In the SFR space, the players still want to know whether the commercial or residential rules with apply.  Trade organizations and market participants have recently lobbed such a seemingly simple question into the SEC.  Not much comfort has been forthcoming.  However, having reread the Rule for the hundredth time (yes, I need a life), the following seems absolutely true:  SFR does not meet the technical precepts of a residential securitization under the Rule and SFR does not meet the technical precepts of a commercial transaction under the Rule.  So what do I do with that?  Well, the first thing I do is conclude that while I don’t know what it is, I know by God that it’s not residential.  The way the Rule works is that anything that is not residential is subject to the effective date of December 24, 2015.  So I am confident that the SFR space will not need to comply with Risk Retention come next January.  How it will be treated in 2017 is simply not clear.  If it is not “commercial,” the CRE “B piece” fix will not apply and the basic rule of sponsor retained risk will pertain.  This is the rule the CLO industry is having to adjust to.

Maybe, in the year and a half between now and 2017 the industry, working with the SEC and others, may actually get clarity that indeed it is commercial.  According to those famous knowledgeable sources however, such an outcome is looking unlikely.  First, several regulators have expressed the view SFR is indeed neither commercial nor residential as those terms are used in the Rule and SFR is actually an entirely new class of asset for which the base rule and 2017 effective date is the right answer.  Further, even if there was support to treat this like commercial, that would require a Rule change, so all five agencies will have adopted the Rule will need to act collectively.  How long is that going to take?

Finally to the Broader CRE Securitization Space 

For those who will meet Risk Retention because as a business matter they expect to hold more than 5% of the capital stack by value (and who are generally complying with European risk retention already), this is a bit of a non-issue.  For the rest, there seems to be little consensus about what to do about when December 24, 2016 finally rolls around.  While the industry seems to have a “that’s then, and this is now” view of the problem, absent the intervention of a benign supreme being, Risk Retention is certain to happen.  So what will we do?  Many market participants see the market coalescing around an L structure and that seems, in a Occam’s Razor sort of way, to be right.  Some issuers may be able to fob off some of the retention obligation to originators who originated at least 20% of the loans for a deal, but that doesn’t really fix anything.

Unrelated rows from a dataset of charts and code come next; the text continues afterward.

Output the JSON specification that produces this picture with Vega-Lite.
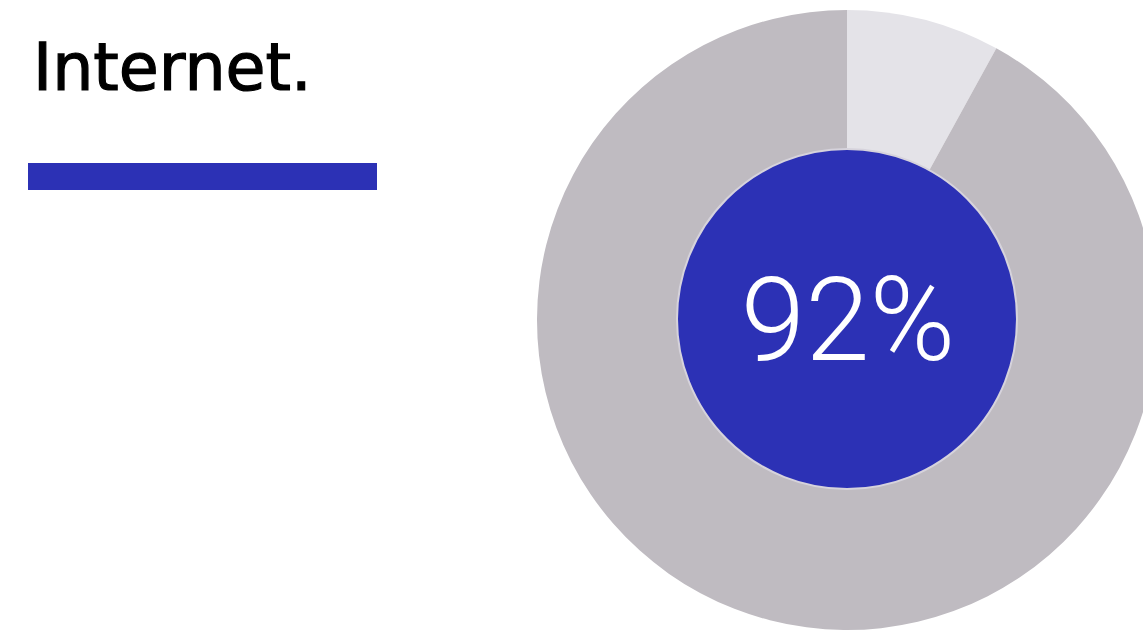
{
  "$schema": "https://vega.github.io/schema/vega-lite/v6.json",
  "width": 1143,
  "height": 632,
  "padding": 0,
  "autosize": "none",
  "background": "white",
  "config": {"view": {"stroke": null}},
  "datasets": {
    "share": [
      {"answer": "No", "percent": 8},
      {"answer": "Yes", "percent": 92}
    ],
    "labels": [
      {"headline": "Internet.", "figure": "92%"}
    ]
  },
  "layer": [
    {
      "data": {"name": "share"},
      "mark": {"type": "arc", "x": 847, "y": 320, "radius": 310, "innerRadius": 0, "stroke": null},
      "encoding": {
        "theta": {"field": "percent", "type": "quantitative", "stack": true},
        "color": {
          "field": "answer",
          "type": "nominal",
          "scale": {"domain": ["No", "Yes"], "range": ["#e4e3e8", "#bfbbc1"]},
          "legend": null
        },
        "order": {"field": "answer", "sort": "ascending"}
      }
    },
    {
      "data": {"name": "labels"},
      "mark": {"type": "arc", "x": 847, "y": 319, "radius": 170, "innerRadius": 0, "theta": 0, "theta2": 6.2832, "fill": "#2c31b5", "stroke": "#d6d3dc", "strokeWidth": 2},
      "encoding": {}
    },
    {
      "data": {"name": "labels"},
      "mark": {"type": "text", "x": 848, "y": 360, "align": "center", "baseline": "alphabetic", "font": "Roboto", "fontWeight": 300, "fontSize": 116, "fill": "white"},
      "encoding": {"text": {"field": "figure"}}
    },
    {
      "data": {"name": "labels"},
      "mark": {"type": "text", "x": 33, "y": 90, "align": "left", "baseline": "alphabetic", "font": "DejaVu Sans", "fontSize": 65, "fill": "black", "stroke": "black", "strokeWidth": 1.2},
      "encoding": {"text": {"field": "headline"}}
    },
    {
      "data": {"name": "labels"},
      "mark": {"type": "rect", "x": 28, "x2": 377, "y": 163, "y2": 190, "fill": "#2c31b5"},
      "encoding": {}
    }
  ]
}
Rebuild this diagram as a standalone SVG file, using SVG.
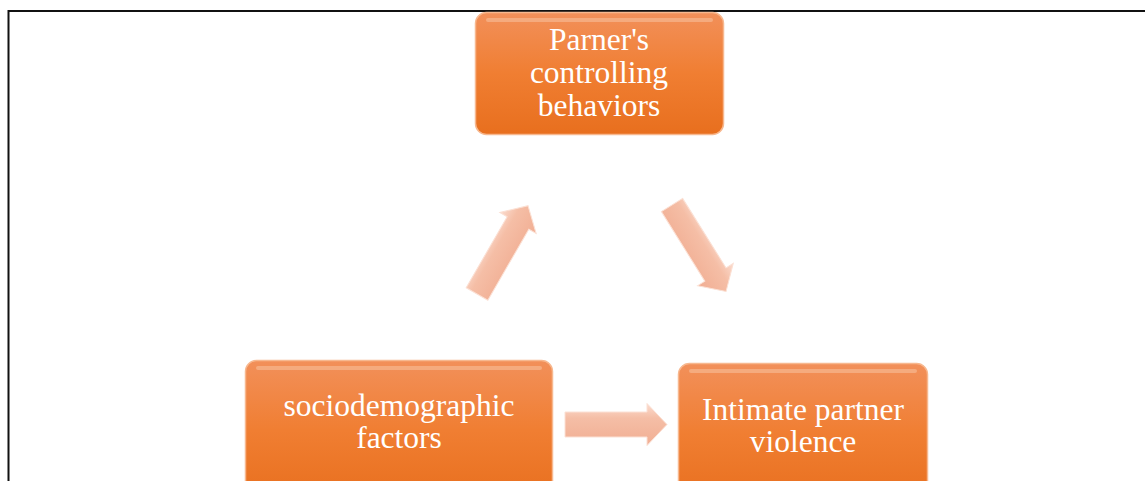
<svg xmlns="http://www.w3.org/2000/svg" width="1145" height="481" viewBox="0 0 1145 481">
  <defs>
    <linearGradient id="nodeFill" x1="0" y1="0" x2="0" y2="1">
      <stop offset="0" stop-color="#f2905a"/>
      <stop offset="0.5" stop-color="#f07e32"/>
      <stop offset="1" stop-color="#e86f1e"/>
    </linearGradient>
    <linearGradient id="arrowFill" x1="0" y1="0" x2="0" y2="1">
      <stop offset="0" stop-color="#fbdccf"/>
      <stop offset="0.35" stop-color="#f5bea6"/>
      <stop offset="1" stop-color="#f1ae93"/>
    </linearGradient>
    <path id="arrowShape" d="M0,-12.5 H82 V-21 L102,0 L82,21 V12.5 H0 Z"/>
  </defs>
  <style>
    .node rect.body { fill: url(#nodeFill); stroke: #f7b88f; stroke-width: 1.5; }
    .node path.gloss { fill: none; stroke: #f8c3a0; stroke-width: 4; stroke-linecap: round; opacity: 0.55; }
    .node text { font-family: "Liberation Serif", "Times New Roman", serif; font-size: 31.5px; fill: #ffffff; text-anchor: middle; }
    .conn use { fill: url(#arrowFill); stroke: #fbe0d4; stroke-width: 1; }
    .frame { fill: none; stroke: #111111; stroke-width: 2; }
  </style>

  <path class="frame" d="M8.5,481 V11 H1145"/>

  <g id="node-controlling" class="node">
    <rect class="body" x="475.5" y="12.5" width="248" height="122" rx="11"/>
    <path class="gloss" d="M488,20 H711"/>
    <text x="599" y="50">Parner's</text>
    <text x="599" y="83">controlling</text>
    <text x="599" y="116">behaviors</text>
  </g>

  <g id="node-sociodemographic" class="node">
    <rect class="body" x="245.5" y="360.5" width="307" height="140" rx="11"/>
    <path class="gloss" d="M258,368 H540"/>
    <text x="399" y="416">sociodemographic</text>
    <text x="399" y="448">factors</text>
  </g>

  <g id="node-ipv" class="node">
    <rect class="body" x="678.5" y="363.5" width="249" height="140" rx="11"/>
    <path class="gloss" d="M691,371 H915"/>
    <text x="803" y="420">Intimate partner</text>
    <text x="803" y="452">violence</text>
  </g>

  <g id="connectors" class="conn">
    <use href="#arrowShape" transform="translate(477,294) rotate(-60)"/>
    <use href="#arrowShape" transform="translate(672,205) rotate(58)"/>
    <use href="#arrowShape" transform="translate(565,424.5)"/>
  </g>
</svg>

So What About the Trumpeted B piece fix?  Will this Be Broadly Embraced? 

With great fanfare the industry celebrated its success in getting the B piece exception added to Dodd Frank and, seen on its face, it seems like a pretty terrific idea…  Except for two things:  First, the B piece buyers are in this game for returns associated with the unrated and BB parts of the capital stack and holding enough bonds to meet Risk Retention seems entirely inconsistent with that business plan.  Second, and certainly as important, will anyone actually use a B piece for this purpose?  The obligation to meet Risk Retention is the sponsor’s obligation and stays with the sponsor even if the sponsor satisfies its Risk Retention obligation through a B piece buyer.  If the B piece buyer were to sell or otherwise dispose of the bonds voluntarily or involuntarily (think bankruptcy sale), the sponsor is in violation of the statue and Rule.  What’s that mean?  The Rule itself never mentions remedies.  How curious is that?  In brief, we think that failure to meet Risk Retention could result in the following bad things:

  • Fines and penalties;
  • Termination of access to shelf registration;
  • Penalties assessed against individual officers of the sponsor including possible exclusion from the securities industry.

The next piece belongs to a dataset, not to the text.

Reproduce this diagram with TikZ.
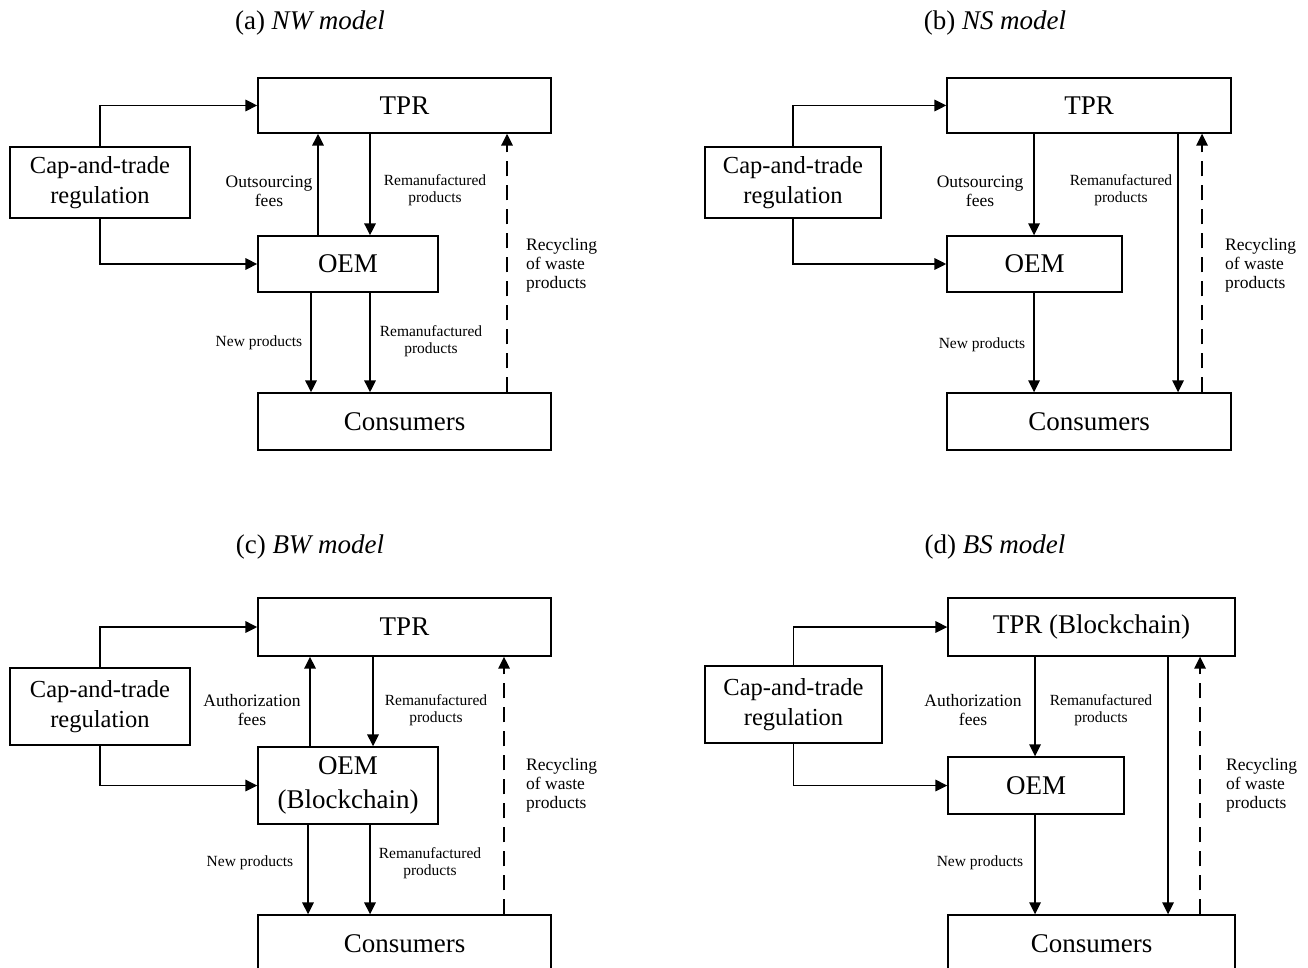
\documentclass[tikz,border=0pt]{standalone}
\usepackage{fontspec}
\setmainfont{Liberation Serif}
\usetikzlibrary{arrows.meta}
\tikzset{
  box/.style={draw, line width=1.4pt, rectangle, inner sep=0pt, align=center, font=\fontsize{27}{34}\selectfont},
  capbox/.style={box, font=\fontsize{24.5}{30}\selectfont},
  arr/.style={line width=1.7pt, -{Triangle[length=12pt,width=11.5pt]}},
  darr/.style={arr, dash pattern=on 15pt off 9pt},
  lblS/.style={font=\fontsize{15.5}{17}\selectfont, align=center, inner sep=0pt},
  lblM/.style={font=\fontsize{17.5}{19}\selectfont, align=center, inner sep=0pt},
  ttl/.style={font=\fontsize{27}{30}\selectfont, inner sep=0pt},
}
\begin{document}
\begin{tikzpicture}[x=1pt,y=-1pt]
\useasboundingbox (0,0) rectangle (1308,968);
\clip (0,0) rectangle (1308,968);
% ---------------- (a) ----------------
\node[ttl] (ta) at (310,23) {(a) \textit{NW model}};
\node[capbox, minimum width=180, minimum height=71] (capA) at (100,182.5) {Cap-and-trade\\regulation};
\node[box, minimum width=293, minimum height=55] (tprA) at (404.5,105.5) {TPR};
\node[box, minimum width=180, minimum height=56] (oemA) at (348,264) {OEM};
\node[box, minimum width=293, minimum height=57] (conA) at (404.5,421.5) {Consumers};
\coordinate (a1) at (318,0);
\coordinate (a2) at (370,0);
\coordinate (a3) at (507,0);
\coordinate (a4) at (311,0);
\draw[arr] (capA.north) |- (tprA.west);
\draw[arr] (capA.south) |- (oemA.west);
\draw[arr] (oemA.north -| a1) -- (tprA.south -| a1);
\draw[arr] (tprA.south -| a2) -- (oemA.north -| a2);
\draw[darr] (conA.north -| a3) -- (tprA.south -| a3);
\draw[arr] (oemA.south -| a4) -- (conA.north -| a4);
\draw[arr] (oemA.south -| a2) -- (conA.north -| a2);
\node[lblM] (la1) at (269,191) {Outsourcing\\fees};
\node[lblS] (la2) at (435,190) {Remanufactured\\products};
\node[lblM, anchor=west, align=left] (la3) at (526,265) {Recycling\\of waste\\products};
\node[lblS] (la4) at (259,343) {New products};
\node[lblS] (la5) at (431,341) {Remanufactured\\products};
% ---------------- (b) ----------------
\node[ttl] (tb) at (995,23) {(b) \textit{NS model}};
\node[capbox, minimum width=176, minimum height=71] (capB) at (793,182.5) {Cap-and-trade\\regulation};
\node[box, minimum width=284, minimum height=55] (tprB) at (1089,105.5) {TPR};
\node[box, minimum width=175, minimum height=56] (oemB) at (1034.5,264) {OEM};
\node[box, minimum width=284, minimum height=57] (conB) at (1089,421.5) {Consumers};
\coordinate (b1) at (1034,0);
\coordinate (b2) at (1178,0);
\coordinate (b3) at (1202,0);
\draw[arr] (capB.north) |- (tprB.west);
\draw[arr] (capB.south) |- (oemB.west);
\draw[arr] (tprB.south -| b1) -- (oemB.north -| b1);
\draw[arr] (oemB.south -| b1) -- (conB.north -| b1);
\draw[arr] (tprB.south -| b2) -- (conB.north -| b2);
\draw[darr] (conB.north -| b3) -- (tprB.south -| b3);
\node[lblM] (lb1) at (980,191) {Outsourcing\\fees};
\node[lblS] (lb2) at (1121,190) {Remanufactured\\products};
\node[lblM, anchor=west, align=left] (lb3) at (1225,265) {Recycling\\of waste\\products};
\node[lblS] (lb4) at (982,345) {New products};
% ---------------- (c) ----------------
\node[ttl] (tc) at (310,547) {(c) \textit{BW model}};
\node[capbox, minimum width=180, minimum height=77] (capC) at (100,706.5) {Cap-and-trade\\regulation};
\node[box, minimum width=293, minimum height=58] (tprC) at (404.5,627) {TPR};
\node[box, minimum width=180, minimum height=77] (oemC) at (348,785.5) {OEM\\(Blockchain)};
\node[box, minimum width=293, minimum height=57] (conC) at (404.5,943.5) {Consumers};
\coordinate (c1) at (310,0);
\coordinate (c2) at (373,0);
\coordinate (c3) at (504,0);
\coordinate (c4) at (308,0);
\coordinate (c5) at (370,0);
\draw[arr] (capC.north) |- (tprC.west);
\draw[arr] (capC.south) |- (oemC.west);
\draw[arr] (oemC.north -| c1) -- (tprC.south -| c1);
\draw[arr] (tprC.south -| c2) -- (oemC.north -| c2);
\draw[darr] (conC.north -| c3) -- (tprC.south -| c3);
\draw[arr] (oemC.south -| c4) -- (conC.north -| c4);
\draw[arr] (oemC.south -| c5) -- (conC.north -| c5);
\node[lblM] (lc1) at (252,710) {Authorization\\fees};
\node[lblS] (lc2) at (436,710) {Remanufactured\\products};
\node[lblM, anchor=west, align=left] (lc3) at (526,785) {Recycling\\of waste\\products};
\node[lblS] (lc4) at (250,863) {New products};
\node[lblS] (lc5) at (430,863) {Remanufactured\\products};
% ---------------- (d) ----------------
\node[ttl] (td) at (995,547) {(d) \textit{BS model}};
\node[capbox, minimum width=177, minimum height=77] (capD) at (793.5,704.5) {Cap-and-trade\\regulation};
\node[box, minimum width=287, minimum height=58] (tprD) at (1091.5,627) {TPR (Blockchain)};
\node[box, minimum width=176, minimum height=57] (oemD) at (1036,785.5) {OEM};
\node[box, minimum width=287, minimum height=57] (conD) at (1091.5,943.5) {Consumers};
\coordinate (d1) at (1035,0);
\coordinate (d2) at (1168,0);
\coordinate (d3) at (1200,0);
\draw[arr] (capD.north) |- (tprD.west);
\draw[arr] (capD.south) |- (oemD.west);
\draw[arr] (tprD.south -| d1) -- (oemD.north -| d1);
\draw[arr] (oemD.south -| d1) -- (conD.north -| d1);
\draw[arr] (tprD.south -| d2) -- (conD.north -| d2);
\draw[darr] (conD.north -| d3) -- (tprD.south -| d3);
\node[lblM] (ld1) at (973,710) {Authorization\\fees};
\node[lblS] (ld2) at (1101,710) {Remanufactured\\products};
\node[lblM, anchor=west, align=left] (ld3) at (1226,785) {Recycling\\of waste\\products};
\node[lblS] (ld4) at (980,863) {New products};
\end{tikzpicture}
\end{document}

Here’s a link to our OnPoint reflecting our research on the remedies question.

How About Them Apples? 

So if I’m a sponsor and I’m looking at those remedies, how anxious am I going to be to use a B buyer?  This is an issue that hasn’t really been explored in detail and there’s certainly no consensus around it, but we are beginning to run out of time to engage and to embrace on an industry wide basis responses to the inevitable approach of  Risk Retention.

If not the B buyer Hail Mary, what do we got?  Can we get around the adverse economic consequences of the long term hold of inappropriately priced investment grade bonds through holding these retained bonds in an SPE and levering them with recourse debt?  Non-recourse debt is verboten under the Rule, but recourse debt is just fine, thank you.  The Rule does not require that recourse be to a creditworthy party (Huh?)  Others think that the solution is to hold the Risk Retention piece in a single juridical entity and tranche the equity to allow some investors to achieve a higher return and others to accept a lower return with structural protection inside the equity vehicle.  Again, at least a technical reading of the Rule suggests that is okay.  Are these loopholes, or is this just good business?  Maybe we’ll find out but I suspect that when we do, it might be a tad late to embrace Plan B.